To begin with, each series is the result of many years of work, and given their scope, they both border on the obsessive. From 1990 to 2008, Pierre Schwartz produced images of fifteen hundred goalposts from around the world; since 2004 Aymeric Fouquez has photographed several hundred military cemeteries in the north of France and in the east of Belgium. Though they are both undeniably serial in nature, these works do not therefore share the same systematic quality. Schwartz's photographs adhere to a strict protocol, while Fouquez's display a great variety of points of view. The goalposts are photographed frontally, and always from the same eleven-metre distance of a penalty kick. They appear perfectly centred within the image's rectangular format. The cemeteries are seen from near and far, captured entirely or only partially within the image's frame. Unlike Schwartz, whose methodological rigour does not exclude expressive skies and the effects of backlighting lent by his choice of black and white, Fouquez sticks to wintry white light that traces no shadows and neutralises all colours. Although formally very different, both of these works are at heart documentary, owing a certain debt to the photographic objectivity of Bernd and Hilla Becher. Yet while one can quite easily speak of a typology of goalposts, whose systematic repetition of the same motif highlights their individual differences (from the regulation cage to the improvised posts or the net painted on a wall), the idea of 'inventory' is actually more apt for describing Fouquez's approach, which does not concentrate on the undeniably real morphological variations of cemeteries.
At the same time, these works seem to deal less with motifs than with spaces: the enclosing walls of the military cemetery and the football pitch delimited by the goalposts. Might they both in fact belong to the very trendy category of 'heteroptopias' as defined by Michel Foucault (2)? They clearly do share many of the characteristics of 'places of this kind [that] are outside of all places'. Cemeteries, like other sacred spaces, are obviously of this type, although the same is not explicitly true of playing fields. Nevertheless it would be remiss not to acknowledge, as Foucault does in the case of theatres and cinemas, that 'the heterotopia is capable of juxtaposing in a single real place several spaces, several sites that are in themselves incompatible'. The amateur football pitches photographed by Pierre Schwartz are in fact places that awaken the imagination of players who eagerly project themselves into the dreamed of space of professional football. (This is particularly evident in a photograph taken in Sarajevo in 2008 where the projectors of a pitch that is clearly destined for matches of a higher classification are visible in the background.) They are also places of communion that Schwartz likens to 'sacred spaces'. This sacralisation of the football pitch echoes the inverse desacralisation of military cemeteries that have turned into profane spaces for relaxation, according to Fouquez.

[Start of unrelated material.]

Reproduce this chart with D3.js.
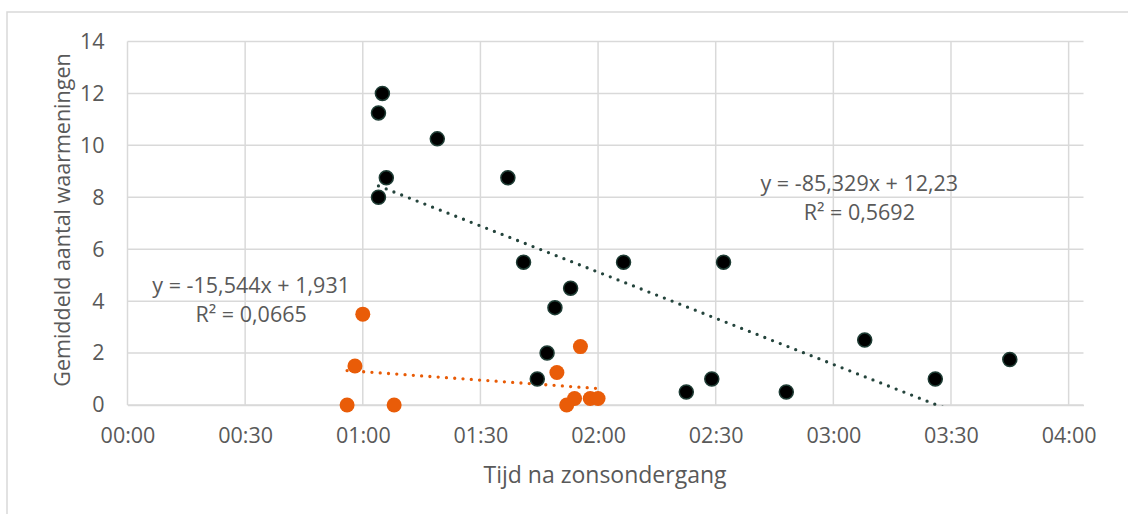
<!DOCTYPE html>
<html>
<head>
<meta charset="utf-8">
<script src="https://cdn.jsdelivr.net/npm/d3@7"></script>
<style>
  body { margin: 0; background: #fff; }
  text { font-family: "Open Sans", sans-serif; fill: #595959; }
</style>
</head>
<body>
<div id="chart"></div>
<script>
// series 1 (black) - time after sunset and mean count
const blackTimes = ["01:05", "01:04", "01:19", "01:06", "01:04", "01:37", "01:41", "02:06:30",
    "01:53", "01:49", "01:47", "01:44:30", "02:32", "03:08", "03:45", "03:26", "02:29", "02:22:30", "02:48"];
const blackValues = [12, 11.25, 10.25, 8.75, 8, 8.75, 5.5, 5.5,
    4.5, 3.75, 2, 1, 5.5, 2.5, 1.75, 1, 1, 0.5, 0.5];

// series 2 (orange)
const orangeTimes = ["01:00", "00:58", "00:56", "01:08", "01:55:30", "01:49:30", "01:54", "01:52", "01:58", "02:00"];
const orangeValues = [3.5, 1.5, 0, 0, 2.25, 1.25, 0.25, 0, 0.25, 0.25];

// trendlines as shown on the chart (x in days)
const blackTrend = {slope: -85.329, intercept: 12.23, eq: "y = -85,329x + 12,23", r2: "R² = 0,5692"};
const orangeTrend = {slope: -15.544, intercept: 1.931, eq: "y = -15,544x + 1,931", r2: "R² = 0,0665"};

const xTickLabels = ["00:00", "00:30", "01:00", "01:30", "02:00", "02:30", "03:00", "03:30", "04:00"];
const yTicks = [0, 2, 4, 6, 8, 10, 12, 14];
const xMaxDays = 0.1693;

function toDays(s) {
    const p = s.split(":").map(Number);
    return (p[0] * 60 + p[1] + (p[2] || 0) / 60) / 1440;
}

const width = 1128, height = 514;
const svg = d3.select("#chart").append("svg")
    .attr("width", width)
    .attr("height", height);

// chart area border (cropped at right/bottom like the original)
svg.append("rect")
    .attr("x", 7).attr("y", 12)
    .attr("width", 1140).attr("height", 520)
    .attr("fill", "none")
    .attr("stroke", "#d9d9d9")
    .attr("stroke-width", 1.5);

const x = d3.scaleLinear().domain([0, xMaxDays]).range([127.5, 1083.5]);
const y = d3.scaleLinear().domain([0, 14]).range([405, 41.5]);

const grid = svg.append("g").attr("class", "grid");
grid.selectAll("line.h")
    .data(yTicks)
    .enter().append("line")
    .attr("class", "h")
    .attr("x1", x(0)).attr("x2", x(xMaxDays))
    .attr("y1", function (d) {return y(d);})
    .attr("y2", function (d) {return y(d);})
    .attr("stroke", "#d9d9d9").attr("stroke-width", 1.5);

grid.selectAll("line.v")
    .data(xTickLabels)
    .enter().append("line")
    .attr("class", "v")
    .attr("x1", function (d) {return x(toDays(d));})
    .attr("x2", function (d) {return x(toDays(d));})
    .attr("y1", y(14)).attr("y2", y(0))
    .attr("stroke", "#d9d9d9").attr("stroke-width", 1.5);

// axes
const xAxis = d3.axisBottom(x)
    .tickValues(xTickLabels.map(toDays))
    .tickFormat(function (d, i) {return xTickLabels[i];})
    .tickSize(0).tickPadding(23);
svg.append("g")
    .attr("transform", "translate(0," + y(0) + ")")
    .call(xAxis)
    .call(function (g) {
        g.select(".domain").attr("stroke", "#d9d9d9").attr("stroke-width", 1.5);
        g.selectAll("text").style("font-size", "21.5px").attr("fill", "#595959")
            .style("font-family", "'Open Sans', sans-serif");
    });

const yAxis = d3.axisLeft(y).tickValues(yTicks).tickSize(0).tickPadding(23);
svg.append("g")
    .attr("transform", "translate(" + x(0) + ",0)")
    .call(yAxis)
    .call(function (g) {
        g.select(".domain").remove();
        g.selectAll("text").style("font-size", "21.5px").attr("fill", "#595959")
            .style("font-family", "'Open Sans', sans-serif");
    });

// axis titles
svg.append("text")
    .attr("x", 605).attr("y", 475).attr("dy", "0.35em")
    .attr("text-anchor", "middle")
    .style("font-size", "23px")
    .text("Tijd na zonsondergang");

svg.append("text")
    .attr("transform", "translate(62,220) rotate(-90)")
    .attr("dy", "0.35em")
    .attr("text-anchor", "middle")
    .style("font-size", "21.5px")
    .text("Gemiddeld aantal waarmeningen");

// clip for trendlines
svg.append("clipPath").attr("id", "plotclip")
    .append("rect")
    .attr("x", x(0)).attr("y", y(14))
    .attr("width", x(xMaxDays) - x(0)).attr("height", y(0) - y(14) + 1);

const series = [
    {times: blackTimes, values: blackValues, trend: blackTrend, color: "#24443c",
        fill: "#000000", stroke: "#1f3d35", r: 7, label: [0.1296, 8.55]},
    {times: orangeTimes, values: orangeValues, trend: orangeTrend, color: "#e85b06",
        fill: "#e95c08", stroke: "none", r: 7.5, label: [0.0219, 4.62]}
];

series.forEach(function (s) {
    const xs = s.times.map(toDays);
    const x0 = d3.min(xs), x1 = d3.max(xs);
    svg.append("line")
        .attr("clip-path", "url(#plotclip)")
        .attr("x1", x(x0)).attr("y1", y(s.trend.intercept + s.trend.slope * x0))
        .attr("x2", x(x1)).attr("y2", y(s.trend.intercept + s.trend.slope * x1))
        .attr("stroke", s.color)
        .attr("stroke-width", 3.3)
        .attr("stroke-linecap", "round")
        .attr("stroke-dasharray", "0 8.3");
});

series.forEach(function (s) {
    const pts = s.times.map(function (t, i) {return {x: toDays(t), y: s.values[i]};});
    svg.append("g").selectAll("circle")
        .data(pts)
        .enter().append("circle")
        .attr("cx", function (d) {return x(d.x);})
        .attr("cy", function (d) {return y(d.y);})
        .attr("r", s.r)
        .attr("fill", s.fill)
        .attr("stroke", s.stroke)
        .attr("stroke-width", 1.5);
});

// trendline labels
series.forEach(function (s) {
    const g = svg.append("g").attr("text-anchor", "middle").style("font-size", "21.5px");
    g.append("text")
        .attr("x", x(s.label[0])).attr("y", y(s.label[1])).attr("dy", "0.35em")
        .text(s.trend.eq);
    g.append("text")
        .attr("x", x(s.label[0])).attr("y", y(s.label[1]) + 29).attr("dy", "0.35em")
        .text(s.trend.r2);
});
</script>
</body>
</html>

But what particularly interests both Fouquez and Schwartz is seeing how these 'other spaces' interact with the other spaces around them. And then the motif of the goal quite disappears. The mise en abîme of the photographic act of framing the image gives way to a frame within a frame, a viewing tool, where the term 'tool' should be taken in its literal rather than in its figurative sense. Goalposts obviously bring to mind a painter's viewfinder, the instrument that the landscape painter Neville uses in Peter Greenaway's film The Draughtsman's Contract. But Schwartz does not use a viewfinder to compose his landscape since his compositions are determined by a pre-established point of view. The frame of the goalposts heightens our vision and concentrates our gaze on the landscape within which the football pitch is inscribed. And this is also precisely the role of military cemeteries. They allow Fouquez to understand northern landscapes, or more exactly, they allow him to analyse the permanent reorganisation of the fields, the habitat and the transportation surrounding these immovable enclaves. Pierre Schwartz's photographs of goalposts and Aymeric Fouquez's photographs of military cemeteries are thus landscape photographs whose aim is ultimately to highlight the cohabitation of quite distinct spaces imbued with interests that are very often contradictory.
(1) Aymeric Fouquez, 'Michel Platini', Nord, Kodoji Press, 2010.
(2) Michel Foucault, 'Des espaces autres'. This lecture was given by Michel Foucault in 1967 and published in 1984 in the French journal Architecture Mouvement Continuité, n°5. The translation by Jay Miskowiec is entitled, 'Of Other Spaces: Utopias and Heterotopias'.